BIR misses April collection target

Bureau of Internal Revenue building. INQUIRER FILE PHOTO

The Bureau of Internal Revenue (BIR) has announced plans for more detailed audits of taxpayers suspected of hiding profits from the government as part of efforts to boost collections.

BIR collections for April, the year’s tax season, grew at a muted pace despite aggressive government campaigns to get firms and professionals to pay more.

“The BIR still believes that it will be able to recover during the remaining months of the year,” the state’s main money-maker said in a statement.

Collections for April stood at P156.1 billion, 4.78-percent higher year-on-year. However, this was the slowest growth for any month so far this year. The BIR’s revenue was also short of the goal of P176.51 billion for the month.

Alarmed by the muted expansion in collections, the BIR said it would start an “intensified” audit of books of taxpayers that paid less for the fiscal year 2013 despite posting higher revenues for the same period.

Collections were pulled down by the lower payments of large and corporate taxpayers in the National Capital Region. Although the gross revenues of these taxpayers increased, these did not translate to tax revenues as they enjoyed some forms of tax incentives, the BIR said.
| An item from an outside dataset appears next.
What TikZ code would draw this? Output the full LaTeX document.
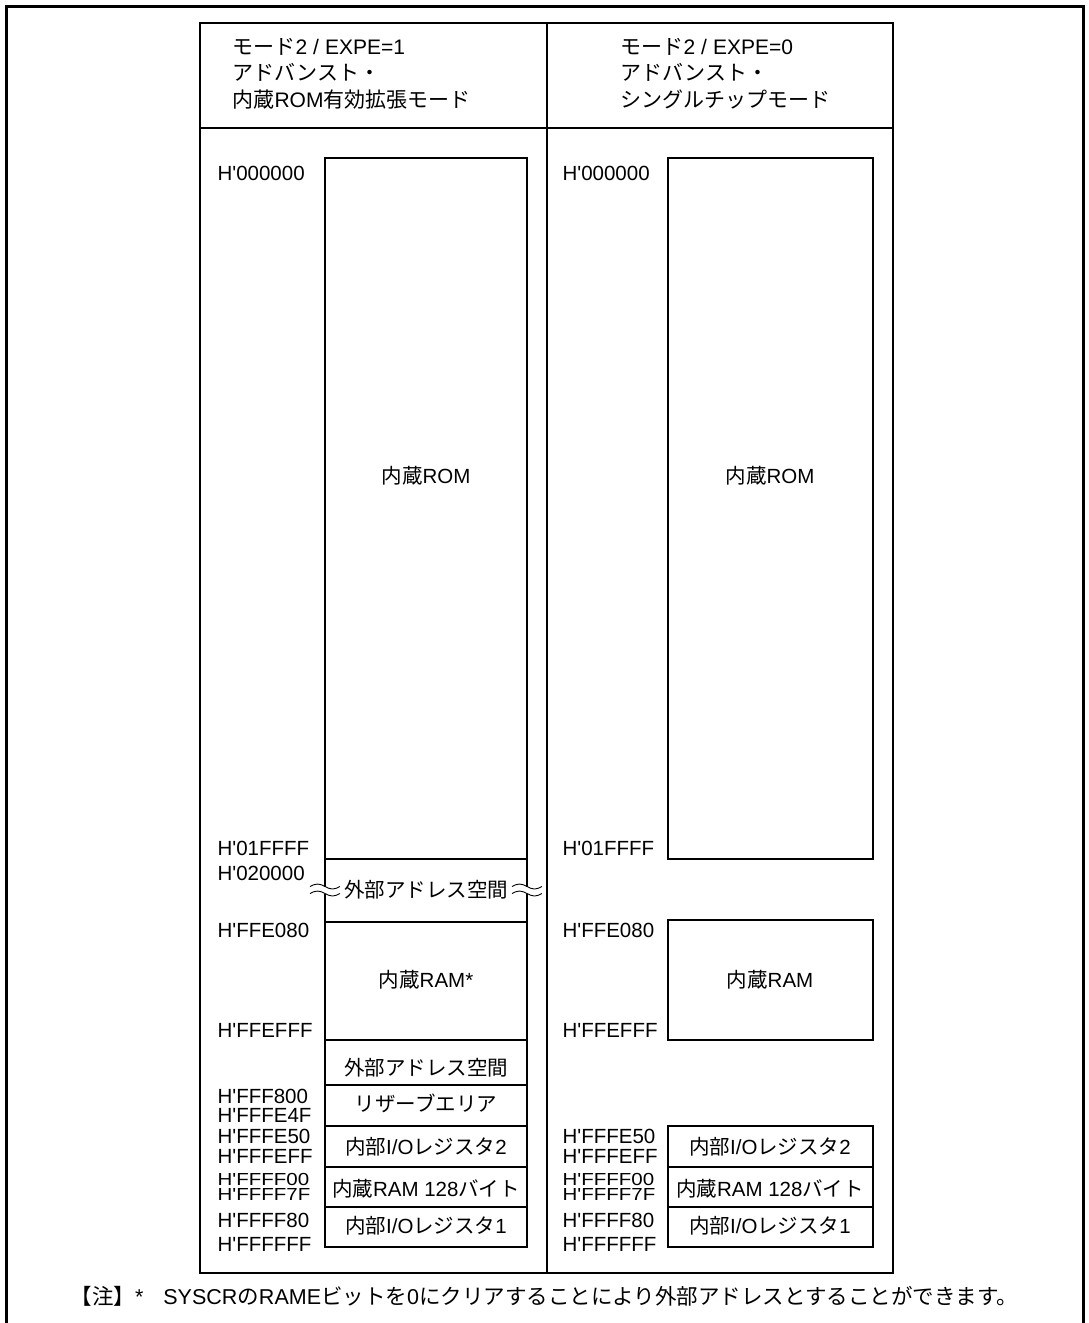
\documentclass[tikz,border=0pt]{standalone}
\usepackage{fontspec}
\setmainfont{Liberation Sans}
\newfontfamily\jp{Noto Sans CJK JP}
\newcommand{\J}[1]{{\jp #1}}
\newcommand{\adr}[1]{H\textquotesingle#1}
\newcommand{\sqadr}[1]{\scalebox{1}[0.85]{\adr{#1}}}

\begin{document}
\begin{tikzpicture}[x=1pt,y=-1pt,line width=1.1pt,
  lbl/.style={anchor=base west,inner sep=0pt,font=\fontsize{20.5}{24}\selectfont},
  head/.style={lbl,font=\fontsize{21}{24}\selectfont},
  txt/.style={anchor=base,inner sep=0pt,font=\fontsize{20.5}{24}\selectfont},
  brk/.pic={
    \fill[white] (-1.6,-3.5) rectangle (1.6,3.5);
    \foreach \d in {-3.5,3.5}
      \draw[line width=0.9pt] (-15,\d) sin (-7.5,\d-2.5) cos (0,\d) sin (7.5,\d+2.5) cos (15,\d);
  }]
  \useasboundingbox (0,0) rectangle (1088,1323);
  % outer frame and table
  \draw[line width=3pt] (6,1323) -- (6,6) -- (1083,6) -- (1083,1323);
  \draw (200,23) rectangle (893,1273);
  \draw (200,128) -- (893,128) (547,23) -- (547,1273);

  % headers
  \node[head] (hA1) at (232,54.5) {\J{モード}2\hspace{6pt}/\hspace{6pt}EXPE=1};
  \node[head] (hA2) at (232,80.5) {\J{アドバンスト・}};
  \node[head] (hA3) at (232,107.5) {\J{内蔵}ROM\J{有効拡張モード}};
  \node[head] (hB1) at (620,54.5) {\J{モード}2\hspace{6pt}/\hspace{6pt}EXPE=0};
  \node[head] (hB2) at (620,80.5) {\J{アドバンスト・}};
  \node[head] (hB3) at (620,107.5) {\J{シングルチップモード}};

  % mode 2 / EXPE=1
  \draw (325,158) rectangle (527,1247);
  \draw (325,859) -- (527,859) (325,922) -- (527,922) (325,1040) -- (527,1040)
        (325,1085) -- (527,1085) (325,1126) -- (527,1126) (325,1167) -- (527,1167)
        (325,1207) -- (527,1207);
  \pic at (325,890) {brk};
  \pic at (527,890) {brk};
  \node[txt] (romA) at (426,483.5) {\J{内蔵}ROM};
  \node[txt] (extA) at (426,897.5) {\J{外部アドレス空間}};
  \node[txt] (ramA) at (426,987.5) {\J{内蔵}RAM*};
  \node[txt] (extB) at (426,1075.5) {\J{外部アドレス空間}};
  \node[txt] (rsvA) at (426,1111.5) {\J{リザーブエリア}};
  \node[txt] (ioA2) at (426,1154.5) {\J{内部}I/O\J{レジスタ}2};
  \node[txt] (rmA) at (426,1196.5) {\J{内蔵}RAM 128\J{バイト}};
  \node[txt] (ioA1) at (426,1233.5) {\J{内部}I/O\J{レジスタ}1};

  \node[lbl] (aA1) at (217,180.5) {\adr{000000}};
  \node[lbl] (aA2) at (217,855.5) {\adr{01FFFF}};
  \node[lbl] (aA3) at (217,880.5) {\adr{020000}};
  \node[lbl] (aA4) at (217,937.5) {\adr{FFE080}};
  \node[lbl] (aA5) at (217,1037.5) {\adr{FFEFFF}};
  \node[lbl] (aA6) at (217,1103) {\adr{FFF800}};
  \node[lbl] (aA7) at (217,1122.5) {\adr{FFFE4F}};
  \node[lbl] (aA8) at (217,1143) {\adr{FFFE50}};
  \node[lbl] (aA9) at (217,1163.5) {\adr{FFFEFF}};
  \node[lbl] (aA10) at (217,1185.5) {\sqadr{FFFF00}};
  \node[lbl] (aA11) at (217,1200.5) {\sqadr{FFFF7F}};
  \node[lbl] (aA12) at (217,1227) {\adr{FFFF80}};
  \node[lbl] (aA13) at (217,1251) {\adr{FFFFFF}};

  % mode 2 / EXPE=0
  \draw (668,158) rectangle (873,859);
  \draw (668,920) rectangle (873,1040);
  \draw (668,1126) rectangle (873,1247);
  \draw (668,1167) -- (873,1167) (668,1207) -- (873,1207);
  \node[txt] (romB) at (770,483.5) {\J{内蔵}ROM};
  \node[txt] (ramB) at (770,987.5) {\J{内蔵}RAM};
  \node[txt] (ioB2) at (770,1154.5) {\J{内部}I/O\J{レジスタ}2};
  \node[txt] (rmB) at (770,1196.5) {\J{内蔵}RAM 128\J{バイト}};
  \node[txt] (ioB1) at (770,1233.5) {\J{内部}I/O\J{レジスタ}1};

  \node[lbl] (aB1) at (562,180.5) {\adr{000000}};
  \node[lbl] (aB2) at (562,855.5) {\adr{01FFFF}};
  \node[lbl] (aB4) at (562,937.5) {\adr{FFE080}};
  \node[lbl] (aB5) at (562,1037.5) {\adr{FFEFFF}};
  \node[lbl] (aB8) at (562,1143) {\adr{FFFE50}};
  \node[lbl] (aB9) at (562,1163.5) {\adr{FFFEFF}};
  \node[lbl] (aB10) at (562,1185.5) {\sqadr{FFFF00}};
  \node[lbl] (aB11) at (562,1200.5) {\sqadr{FFFF7F}};
  \node[lbl] (aB12) at (562,1227) {\adr{FFFF80}};
  \node[lbl] (aB13) at (562,1251) {\adr{FFFFFF}};

  % note
  \node[lbl,font=\fontsize{21.5}{24}\selectfont] (note) at (70,1304)
    {\J{【注】}*\hspace{20pt}SYSCR\J{の}RAME\J{ビットを}0\J{にクリアすることにより外部アドレスとすることができます。}};
\end{tikzpicture}
\end{document}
The BIR called on lawmakers to speed up the passage of the Fiscal Incentive Rationalization Bill, which was earlier certified as urgent by Malacañang. The proposed measure aims to reduce excessive tax perks that companies are entitled to under existing laws.

Internal Revenue Commissioner Kim Henares said a study for the year 2011, covering 39 percent of companies that received tax perks that year, showed that the government lost P65 billion annually in income taxes due to these perks.

She said this trend likely continued for the fiscal year 2013. “Although they had growth in revenue, this didn’t translate into taxes. It’s important for us to look at these incentives,” she told the Inquirer.

The agency said this measure would be “imperative” to raising state revenues, which are needed to bankroll the Aquino administration’s expensive infrastructure program.

She said consecutive calamities in the second half of last year—chief of them Typhoon “Yolanda”—might have also contributed to slow growth in revenues.

By 2016, the government plans to spend 20 percent of its annual budget—the equivalent of 5 percent of gross domestic product (GDP)—on infrastructure projects to allow the country to catch up on its neighbors in the region.